Give the data below again exactly as it stands. Omit the pictures.

[Begin Dataset excerpt]

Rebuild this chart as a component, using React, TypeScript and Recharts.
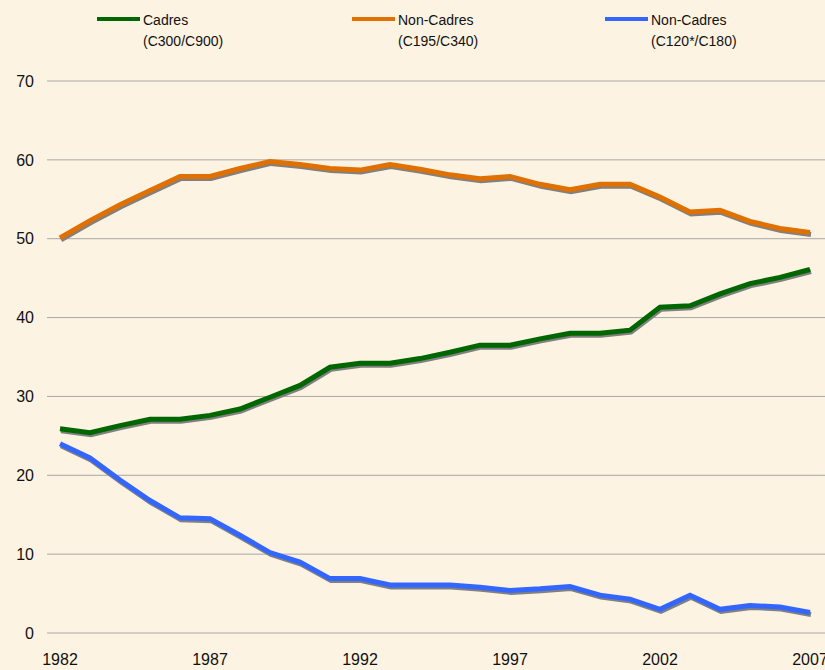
import React from "react";
import { LineChart, Line, XAxis, YAxis, CartesianGrid } from "recharts";

const years = [1982, 1983, 1984, 1985, 1986, 1987, 1988, 1989, 1990, 1991, 1992, 1993, 1994, 1995, 1996, 1997, 1998, 1999, 2000, 2001, 2002, 2003, 2004, 2005, 2006, 2007];

const cadres = [25.9, 25.4, 26.3, 27.1, 27.1, 27.6, 28.4, 29.9, 31.4, 33.7, 34.2, 34.2, 34.8, 35.6, 36.5, 36.5, 37.3, 38.0, 38.0, 38.4, 41.3, 41.5, 43.0, 44.3, 45.1, 46.1];

const nonCadres195 = [50.1, 52.3, 54.3, 56.1, 57.9, 57.9, 58.9, 59.8, 59.4, 58.9, 58.7, 59.4, 58.8, 58.1, 57.6, 57.9, 56.9, 56.2, 56.9, 56.9, 55.3, 53.4, 53.6, 52.2, 51.3, 50.8];

const nonCadres120 = [24.0, 22.2, 19.4, 16.8, 14.6, 14.5, 12.4, 10.2, 9.0, 6.9, 6.9, 6.1, 6.1, 6.1, 5.8, 5.4, 5.6, 5.9, 4.8, 4.3, 3.0, 4.8, 3.0, 3.5, 3.3, 2.6];

const xTicks = [1982, 1987, 1992, 1997, 2002, 2007];
const yTicks = [0, 10, 20, 30, 40, 50, 60, 70];

const series = [
  { key: "cadres", line1: "Cadres", line2: "(C300/C900)", color: "#006600", left: 97 },
  { key: "nc195", line1: "Non-Cadres", line2: "(C195/C340)", color: "#E07000", left: 352 },
  { key: "nc120", line1: "Non-Cadres", line2: "(C120*/C180)", color: "#3366FF", left: 605 },
];

const data = years.map((y, i) => ({
  year: y,
  cadres: cadres[i],
  nc195: nonCadres195[i],
  nc120: nonCadres120[i],
}));

const FONT = "'Liberation Sans', Arial, Helvetica, sans-serif";

export default function App() {
  return (
    <div
      style={{
        position: "absolute",
        left: 0,
        top: 0,
        width: 825,
        height: 670,
        background: "#FDF3E2",
        fontFamily: FONT,
        overflow: "hidden",
      }}
    >
      <style>{`.shadow-line { transform: translate(1px, 2px); }`}</style>
      {series.map((s) => (
        <div key={s.key}>
          <div
            style={{
              position: "absolute",
              left: s.left,
              top: 17,
              width: 43,
              height: 4,
              background: s.color,
            }}
          />
          <div
            style={{
              position: "absolute",
              left: s.left + 46,
              top: 10,
              fontSize: 14,
              lineHeight: "21px",
              color: "#111",
              whiteSpace: "nowrap",
            }}
          >
            <div>{s.line1}</div>
            <div>{s.line2}</div>
          </div>
        </div>
      ))}
      <div style={{ position: "absolute", left: 0, top: 0 }}>
        <LineChart
          width={825}
          height={670}
          data={data}
          margin={{ top: 81, right: 0, bottom: 0, left: 0 }}
        >
          <CartesianGrid vertical={false} stroke="#A8A8A8" strokeWidth={1} />
          <XAxis
            dataKey="year"
            type="number"
            domain={[1982, 2007]}
            ticks={xTicks}
            interval={0}
            padding={{ left: 13, right: 15 }}
            axisLine={false}
            tickLine={false}
            tickSize={0}
            tickMargin={21}
            height={37}
            tick={{ fill: "#111", fontSize: 16, fontFamily: FONT }}
          />
          <YAxis
            domain={[0, 70]}
            ticks={yTicks}
            interval={0}
            axisLine={false}
            tickLine={false}
            tickSize={0}
            tickMargin={13}
            width={47}
            tick={{ fill: "#111", fontSize: 16, fontFamily: FONT }}
          />
          {series.map((s) => (
            <Line
              key={"sh-" + s.key}
              dataKey={s.key}
              className="shadow-line"
              stroke="#808080"
              strokeWidth={5}
              dot={false}
              activeDot={false}
              isAnimationActive={false}
            />
          ))}
          {series.map((s) => (
            <Line
              key={s.key}
              dataKey={s.key}
              stroke={s.color}
              strokeWidth={5}
              dot={false}
              activeDot={false}
              isAnimationActive={false}
            />
          ))}
        </LineChart>
      </div>
    </div>
  );
}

[End Dataset excerpt]

• Solution for this task:
Rebuild this chart as a component, using React, TypeScript and Recharts.
import React from "react";
import { LineChart, Line, XAxis, YAxis, CartesianGrid } from "recharts";

const years = [1982, 1983, 1984, 1985, 1986, 1987, 1988, 1989, 1990, 1991, 1992, 1993, 1994, 1995, 1996, 1997, 1998, 1999, 2000, 2001, 2002, 2003, 2004, 2005, 2006, 2007];

const cadres = [25.9, 25.4, 26.3, 27.1, 27.1, 27.6, 28.4, 29.9, 31.4, 33.7, 34.2, 34.2, 34.8, 35.6, 36.5, 36.5, 37.3, 38.0, 38.0, 38.4, 41.3, 41.5, 43.0, 44.3, 45.1, 46.1];

const nonCadres195 = [50.1, 52.3, 54.3, 56.1, 57.9, 57.9, 58.9, 59.8, 59.4, 58.9, 58.7, 59.4, 58.8, 58.1, 57.6, 57.9, 56.9, 56.2, 56.9, 56.9, 55.3, 53.4, 53.6, 52.2, 51.3, 50.8];

const nonCadres120 = [24.0, 22.2, 19.4, 16.8, 14.6, 14.5, 12.4, 10.2, 9.0, 6.9, 6.9, 6.1, 6.1, 6.1, 5.8, 5.4, 5.6, 5.9, 4.8, 4.3, 3.0, 4.8, 3.0, 3.5, 3.3, 2.6];

const xTicks = [1982, 1987, 1992, 1997, 2002, 2007];
const yTicks = [0, 10, 20, 30, 40, 50, 60, 70];

const series = [
  { key: "cadres", line1: "Cadres", line2: "(C300/C900)", color: "#006600", left: 97 },
  { key: "nc195", line1: "Non-Cadres", line2: "(C195/C340)", color: "#E07000", left: 352 },
  { key: "nc120", line1: "Non-Cadres", line2: "(C120*/C180)", color: "#3366FF", left: 605 },
];

const data = years.map((y, i) => ({
  year: y,
  cadres: cadres[i],
  nc195: nonCadres195[i],
  nc120: nonCadres120[i],
}));

const FONT = "'Liberation Sans', Arial, Helvetica, sans-serif";

export default function App() {
  return (
    <div
      style={{
        position: "absolute",
        left: 0,
        top: 0,
        width: 825,
        height: 670,
        background: "#FDF3E2",
        fontFamily: FONT,
        overflow: "hidden",
      }}
    >
      <style>{`.shadow-line { transform: translate(1px, 2px); }`}</style>
      {series.map((s) => (
        <div key={s.key}>
          <div
            style={{
              position: "absolute",
              left: s.left,
              top: 17,
              width: 43,
              height: 4,
              background: s.color,
            }}
          />
          <div
            style={{
              position: "absolute",
              left: s.left + 46,
              top: 10,
              fontSize: 14,
              lineHeight: "21px",
              color: "#111",
              whiteSpace: "nowrap",
            }}
          >
            <div>{s.line1}</div>
            <div>{s.line2}</div>
          </div>
        </div>
      ))}
      <div style={{ position: "absolute", left: 0, top: 0 }}>
        <LineChart
          width={825}
          height={670}
          data={data}
          margin={{ top: 81, right: 0, bottom: 0, left: 0 }}
        >
          <CartesianGrid vertical={false} stroke="#A8A8A8" strokeWidth={1} />
          <XAxis
            dataKey="year"
            type="number"
            domain={[1982, 2007]}
            ticks={xTicks}
            interval={0}
            padding={{ left: 13, right: 15 }}
            axisLine={false}
            tickLine={false}
            tickSize={0}
            tickMargin={21}
            height={37}
            tick={{ fill: "#111", fontSize: 16, fontFamily: FONT }}
          />
          <YAxis
            domain={[0, 70]}
            ticks={yTicks}
            interval={0}
            axisLine={false}
            tickLine={false}
            tickSize={0}
            tickMargin={13}
            width={47}
            tick={{ fill: "#111", fontSize: 16, fontFamily: FONT }}
          />
          {series.map((s) => (
            <Line
              key={"sh-" + s.key}
              dataKey={s.key}
              className="shadow-line"
              stroke="#808080"
              strokeWidth={5}
              dot={false}
              activeDot={false}
              isAnimationActive={false}
            />
          ))}
          {series.map((s) => (
            <Line
              key={s.key}
              dataKey={s.key}
              stroke={s.color}
              strokeWidth={5}
              dot={false}
              activeDot={false}
              isAnimationActive={false}
            />
          ))}
        </LineChart>
      </div>
    </div>
  );
}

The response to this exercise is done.